Un gol è bello, l’altro decisamente bello…la domenica vissuta dai tifosi dell’Avellino al Partenio 40 anni fa, forse, la più bella della storia. Tant’è che il ricordo dell’11 settembre 1983, con l’Avellino che alla prima di campionato in casa schianta il Milan di Castagner per 4 a 0, porta ancora sorrisi e affetto per Alberto Bergossi ogni volta che torna nel capoluogo irpino. Autore di una doppietta, col primo e il terzo gol di quella domenica, Bergossi non dimentica: “Una sensazione stupenda: ricordo quella giornata con grandissimo orgoglio anche perché erano i primi tempi che giocavo in Serie A. Vincere col Milan non se l’aspettava nessuno…per 4 a 0 poi men che meno, ma la verità è che avevamo fame”.
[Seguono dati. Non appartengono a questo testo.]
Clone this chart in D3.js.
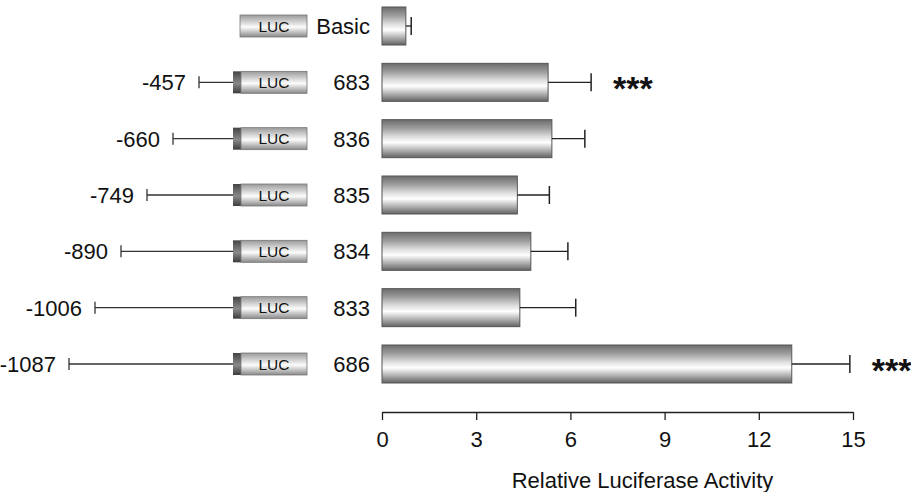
<!DOCTYPE html>
<html>
<head>
<meta charset="utf-8">
<script src="https://cdn.jsdelivr.net/npm/d3@7"></script>
<style>
  body { margin: 0; background: #fff; }
  svg text { font-family: "Liberation Sans", Arial, sans-serif; fill: #111; }
</style>
</head>
<body>
<svg id="chart" width="911" height="492"></svg>
<script>
// constructs, top to bottom
var constructs = ["Basic", "683", "836", "835", "834", "833", "686"];
var promoterStart = [null, "-457", "-660", "-749", "-890", "-1006", "-1087"];
var activity = [0.76, 5.29, 5.41, 4.31, 4.74, 4.39, 13.05];
var errors = [0.17, 1.37, 1.05, 1.02, 1.18, 1.78, 1.85];
var signif = ["", "***", "", "", "", "", "***"];
var xTicks = [0, 3, 6, 9, 12, 15];

var svg = d3.select("#chart");

var x = d3.scaleLinear().domain([0, 15]).range([382, 853]);
var y = d3.scalePoint().domain(constructs).range([26, 364]);
// promoter line start, schematic (by construct order)
var px = d3.scaleLinear().domain([1, 6]).range([199, 69]);

var barH = 38, boxH = 22, boxL = 241, boxR = 307, stripeL = 233;

var defs = svg.append("defs");
var g1 = defs.append("linearGradient").attr("id", "barGrad")
    .attr("x1", 0).attr("y1", 0).attr("x2", 0).attr("y2", 1);
g1.append("stop").attr("offset", "0%").attr("stop-color", "#6c6c6c");
g1.append("stop").attr("offset", "22%").attr("stop-color", "#9c9c9c");
g1.append("stop").attr("offset", "45%").attr("stop-color", "#dedede");
g1.append("stop").attr("offset", "60%").attr("stop-color", "#ffffff");
g1.append("stop").attr("offset", "82%").attr("stop-color", "#aaaaaa");
g1.append("stop").attr("offset", "100%").attr("stop-color", "#626262");

var g2 = defs.append("linearGradient").attr("id", "boxGrad")
    .attr("x1", 0).attr("y1", 0).attr("x2", 0).attr("y2", 1);
g2.append("stop").attr("offset", "0%").attr("stop-color", "#9a9a9a");
g2.append("stop").attr("offset", "55%").attr("stop-color", "#fcfcfc");
g2.append("stop").attr("offset", "100%").attr("stop-color", "#888");

var g3 = defs.append("linearGradient").attr("id", "stripeGrad")
    .attr("x1", 0).attr("y1", 0).attr("x2", 0).attr("y2", 1);
g3.append("stop").attr("offset", "0%").attr("stop-color", "#444");
g3.append("stop").attr("offset", "55%").attr("stop-color", "#8a8a8a");
g3.append("stop").attr("offset", "100%").attr("stop-color", "#3c3c3c");

var rows = svg.selectAll("g.row").data(constructs).enter()
    .append("g").attr("class", "row")
    .attr("transform", function(d) { return "translate(0," + y(d) + ")"; });

// promoter lines
rows.filter(function(d, i) { return promoterStart[i]; })
    .each(function(d) {
	var idx = constructs.indexOf(d);
	var g = d3.select(this);
	var sx = px(idx);
	g.append("line").attr("x1", sx).attr("x2", stripeL).attr("y1", 0).attr("y2", 0)
	    .attr("stroke", "#333").attr("stroke-width", 1.3);
	g.append("line").attr("x1", sx).attr("x2", sx).attr("y1", -6).attr("y2", 6)
	    .attr("stroke", "#333").attr("stroke-width", 1.3);
	g.append("text").attr("x", sx - 13).attr("y", 8).attr("text-anchor", "end")
	    .attr("font-size", 22).text(promoterStart[idx]);
	g.append("rect").attr("x", stripeL).attr("y", -boxH / 2).attr("width", boxL - stripeL)
	    .attr("height", boxH).attr("fill", "url(#stripeGrad)");
    });

// LUC boxes
rows.append("rect").attr("x", function(d, i) { return i === 0 ? boxL - 1 : boxL; })
    .attr("y", -boxH / 2).attr("width", function(d, i) { return boxR - (i === 0 ? boxL - 1 : boxL); })
    .attr("height", boxH).attr("fill", "url(#boxGrad)")
    .attr("stroke", "#777").attr("stroke-width", 0.8);
rows.append("text").attr("x", (boxL + boxR) / 2).attr("y", 5.5).attr("text-anchor", "middle")
    .attr("font-size", 15.5).text("LUC");

// construct names
rows.append("text").attr("x", 370).attr("y", 8).attr("text-anchor", "end")
    .attr("font-size", 22).text(function(d) { return d; });

// bars
rows.append("rect").attr("x", x(0)).attr("y", -barH / 2)
    .attr("width", function(d, i) { return x(activity[i]) - x(0); })
    .attr("height", barH).attr("fill", "url(#barGrad)")
    .attr("stroke", "#555").attr("stroke-width", 1);

// error bars
rows.append("line")
    .attr("x1", function(d, i) { return x(activity[i]); })
    .attr("x2", function(d, i) { return x(activity[i] + errors[i]); })
    .attr("y1", 0).attr("y2", 0).attr("stroke", "#222").attr("stroke-width", 1.3);
rows.append("line")
    .attr("x1", function(d, i) { return x(activity[i] + errors[i]); })
    .attr("x2", function(d, i) { return x(activity[i] + errors[i]); })
    .attr("y1", -9).attr("y2", 9).attr("stroke", "#222").attr("stroke-width", 1.5);

// significance stars
rows.append("text")
    .attr("x", function(d, i) { return x(activity[i] + errors[i]) + 22; })
    .attr("y", 18).attr("font-size", 34).attr("font-weight", "bold")
    .text(function(d, i) { return signif[i]; });

// axis
var axis = svg.append("g").attr("transform", "translate(0,412)")
    .call(d3.axisBottom(x).tickValues(xTicks).tickSize(8).tickSizeOuter(0).tickPadding(11));
axis.select(".domain").attr("stroke", "#222").attr("stroke-width", 1.3);
axis.selectAll(".tick line").attr("stroke", "#222").attr("stroke-width", 1.3);
axis.selectAll(".tick text").attr("font-size", 22).attr("fill", "#111")
    .attr("font-family", "Liberation Sans, Arial, sans-serif");

// title sits a bit right of the axis middle in the original
svg.append("text").attr("x", (x(0) + x(15)) / 2 + 25).attr("y", 488).attr("text-anchor", "middle")
    .attr("font-size", 22).text("Relative Luciferase Activity");
</script>
</body>
</html>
Quella domenica…e tante altre in quella piazza biancoverde piccola e mai doma, che negli anni ’80 vedeva puntualmente le grandi pagare dazio: “Racconto un aneddoto – dice Bergossi – io ero arrivato l’anno prima e dovevamo giocare la prima in casa contro l’Ascoli. Eravamo in ritiro al Jolly Hotel in centro città (oggi si chiama Viva Hotel, nda) ed io ero in stanza con Tagliaferri (ex capitano, scomparso nel 2006 in un incidente stradale, nda). Tirai su la tapparella della camera alle 8 e 30 del mattino e c’era il piazzale strapieno di migliaia di tifosi con le bandiere che volevano salutarci e incitarci. Quella partita la vincemmo poi 2 a 0, ma io una cosa del genere non l’ho mai più vista. La partecipazione che ho trovato ad Avellino mi rimane impressa ancora oggi”.

Eppure se ne sentirebbe il bisogno di quel trasporto, nel calcio di oggi: “Difficile però replicare adesso qualcosa del genere: in quell’Avellino arrivavano giovani come Tacconi, De Napoli, Favero, Vignola, che avevano fame, giocavano e dimostravano di essere forti e poi passavano alla Juve o al Napoli dove erano titolari inamovibili e vincevano. E vogliamo parlare degli stranieri? Ne arrivavano due ma si chiamavano Ramon Diaz, il centravanti della nazionale argentina e per quel che mi riguarda il più forte tra gli stranieri con cui ho giocato assieme a Cowans (a Bari, nda), o Barbadillo. Oggi è molto diverso”.

Squadre come Avellino che si trasformavano in vere e proprie palestre, di calcio e di vita: “In quel periodo, era l’inizio degli anni ’80, Avellino veniva dal terremoto disastroso che l’aveva colpita: c’era una gran voglia di riscatto e la squadra di calcio era un mezzo ideale per quella gente. Infatti allo stadio venivano tantissime donne e bambini: tutta la Provincia era legata a quella squadra e automaticamente sentivi una responsabilità maggiore, anche se giovane, anche se straniero”.

E su giovani e stranieri Bergossi, che oggi è procuratore e anche avvocato, interverrebbe per cambiare: “Di stranieri ne arrivano troppi e naturalmente lo dico senza avere alcunché, anche da procuratore, contro l’arrivo di calciatori stranieri, anzi posso dire che dai miei ex compagni di altra nazionalità ho ricevuto tantissimo. Però è vero che con la cultura del risultato che si è instaurata si tende a curare sempre meno i vivai e di conseguenza di giovani forti e pronti ne emergono pochi. Per contro non tutti i calciatori stranieri che arrivano sono forti come quando giocavo io e c’erano Platini, Van Basten, Maradona e altri campioni stratosferici. Io di calciatori oggi ne vedo tanti e vedo tanti giovani: non è un caso se Under 20 e Under 19 fanno ottimi risultati…secondo me non manca il materiale, manca il coraggio”.

E allora magari si dovrebbe investire proprio in quella provincia all’epoca fucina di campioni e anche palestra di vita, con l’orgoglio locale che contagiava e forgiava il carattere e gli stadi che diventavano terra amara per le grandi, che oggi invece usano quasi sempre le provinciali come sparring partner, vista l’enorme sproporzione di forze: “Assolutamente – dice Bergossi – sarebbe molto salutare per il calcio di oggi puntare a valorizzare la provincia. Una piazza come Avellino oggi? Certo, Avellino stessa, che mi auguro ritorni in Serie A”.